Segundo comerciantes, sua procura aumentou nos Estados Unidos, Europa e Japão, devido aos seus supostos efeitos benéficos, amplamente divulgados nas redes sociais.

Os comerciantes de mel de Katmandu estimam que cerca de 10.000 litros são exportados para o exterior a cada ano.

Um pote de 250 gramas de “mel louco” pode chegar a custar 70 dólares na internet (cerca de 385 reais na cotação atual). A procura “aumenta todos os anos, mas a produção de qualidade diminuiu”, afirma Rashmi Kandel, exportador de mel na capital nepalesa.

Há cada vez menos jovens dispostos a dedicar-se a esta atividade, que dura um mês.

Tal como acontece em todo o país, os jovens abandonam a vida rural para procurar empregos mais bem remunerados nas cidades grandes ou no exterior.

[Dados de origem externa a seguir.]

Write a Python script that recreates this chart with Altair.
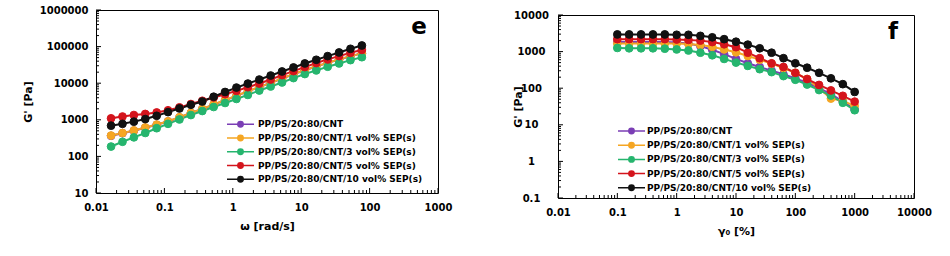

Som Ram Gurung abre os braços e as pernas inchados após descer o penhasco. “Tenho mordidas por todo o corpo”, diz. Segundo ele, estaria disposto a trabalhar em uma fábrica em Dubai por um salário mensal de cerca de 320 dólares (valor em cerca de 1.760 reais na cotação atual).

O pai dele, Doodh Bahadur, lamenta o desaparecimento das abelhas e a partida dos jovens. “Perdemos tudo”, diz ele. “O futuro é incerto para todos.”